The appealing performances aside, the main problem with Anything Goes is that it borrows heavily from other sources while bringing nothing new to the genre. It’s merely a broad amalgamation of musical tropes–for example, Gaby’s balletic dream sequence is reminiscent of the “Broadway Melody” sequence in Singin’ in the Rain (1952); O’Connor’s secretive behavior in trying to hide Gaby from Bill reminds us of Kaye’s similar machinations with the Haynes sisters in the aforementioned White Christmas.
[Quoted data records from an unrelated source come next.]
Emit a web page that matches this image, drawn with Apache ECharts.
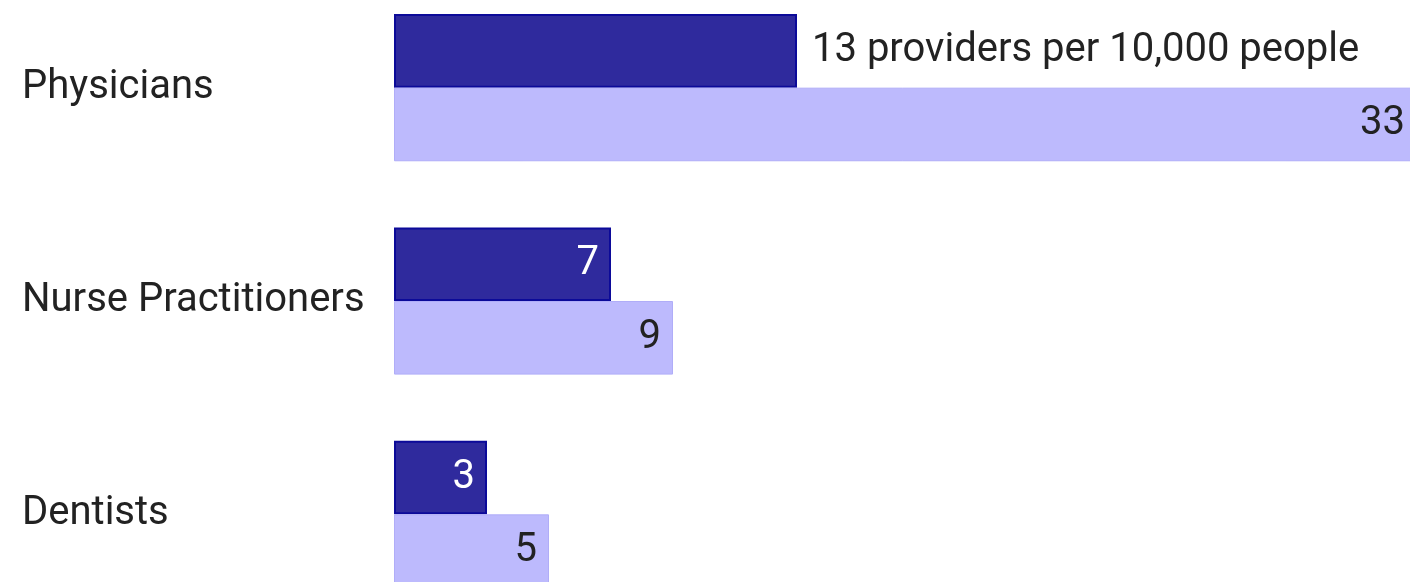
<!DOCTYPE html>
<html>
<head>
<meta charset="utf-8">
<script src="https://cdn.jsdelivr.net/npm/echarts@6/dist/echarts.min.js"></script>
<style>
  html, body { margin: 0; padding: 0; background: #fff; }
  #chart { width: 1410px; height: 582px; }
</style>
</head>
<body>
<div id="chart"></div>
<script>
// providers per 10,000 people
var categories = ['Physicians', 'Nurse Practitioners', 'Dentists'];
var darkValues = [13, 7, 3];
var lightValues = [33, 9, 5];
var firstLabelText = ' providers per 10,000 people';

var chart = echarts.init(document.getElementById('chart'));

// first dark bar gets the long label outside, the rest sit inside
var darkData = darkValues.map(function (v, i) {
  if (i === 0) {
    return {
      value: v,
      label: { position: 'right', distance: 15, color: '#222', formatter: '{c}' + firstLabelText }
    };
  }
  return v;
});

var option = {
  animation: false,
  grid: { left: 394, width: 1023, top: -19, height: 640, outerBoundsMode: 'none' },
  xAxis: {
    type: 'value',
    min: 0,
    max: 33,
    show: false
  },
  yAxis: {
    type: 'category',
    data: categories,
    inverse: true,
    axisLine: { show: false },
    axisTick: { show: false },
    axisLabel: {
      align: 'left',
      margin: 372,
      color: '#222',
      fontSize: 40,
      fontFamily: 'Roboto',
      padding: [6, 0, 0, 0]
    }
  },
  series: [
    {
      type: 'bar',
      data: darkData,
      barGap: '0%',
      barCategoryGap: '31%',
      itemStyle: { color: '#2f2a9d', borderColor: '#0c0a99', borderWidth: 2 },
      label: {
        show: true,
        position: 'insideRight',
        distance: 12,
        color: '#fff',
        fontSize: 40,
        fontFamily: 'Roboto',
        padding: [4, 0, 0, 0]
      }
    },
    {
      type: 'bar',
      data: lightValues,
      itemStyle: { color: '#bdbafd', borderColor: '#b0adf8', borderWidth: 1 },
      label: {
        show: true,
        position: 'insideRight',
        distance: 12,
        color: '#222',
        fontSize: 40,
        fontFamily: 'Roboto',
        padding: [4, 0, 0, 0]
      }
    }
  ]
};

chart.setOption(option);
</script>
</body>
</html>
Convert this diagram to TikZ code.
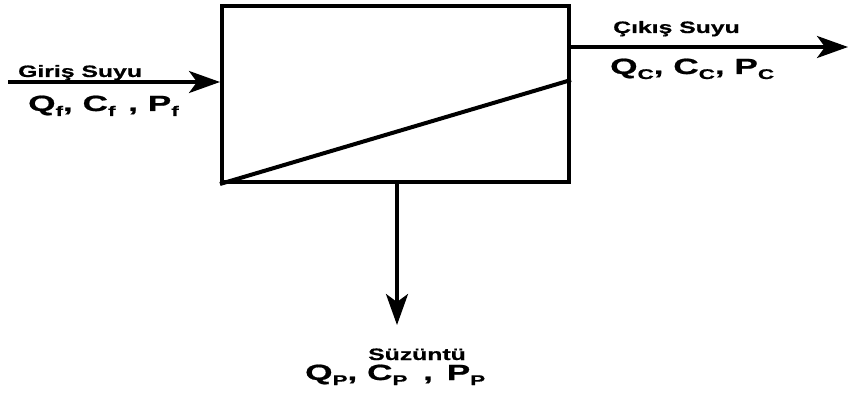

And when the film does try to inject a note of originality, it fails spectacularly–particularly in the addition of a mysterious subplot involving Patsy’s father, Steve (Phil Harris), which is an unnecessary distraction from the main plot that only serves to bog down the film.
The recent Warner Archive DVD release of Anything Goes is, like most of the manufacture-on-demand series, short on extras, but unlike many other entries in the WA collection, the disc does include subtitles. The film itself is a good print and is presented in widescreen (having originally been filmed in VistaVision). The Technicolor sequences still pop out of the screen, particularly in the candy-colored staged musical numbers.
While those musical numbers are, by and large, pleasant and staged very well, it’s the bland, overly familiar stuff in between the songs that ultimately makes Anything Goes a minor entry in the 1950s musical canon. The film goes on for far too long, and though the leads put forth their best efforts here, there is little any of them can do to save the generally lazy plot from dragging on to its inevitable happy denouement. Still, the entertaining rapport between its talented performers–particularly the lovely, effective chemistry shared by O’Connor and Gaynor–goes a long way towards making this film watchable in spite of the issues with its storyline.
Editor’s note: Anything Goes is available as a manufacture on demand (MOD) DVD from Warner Archive.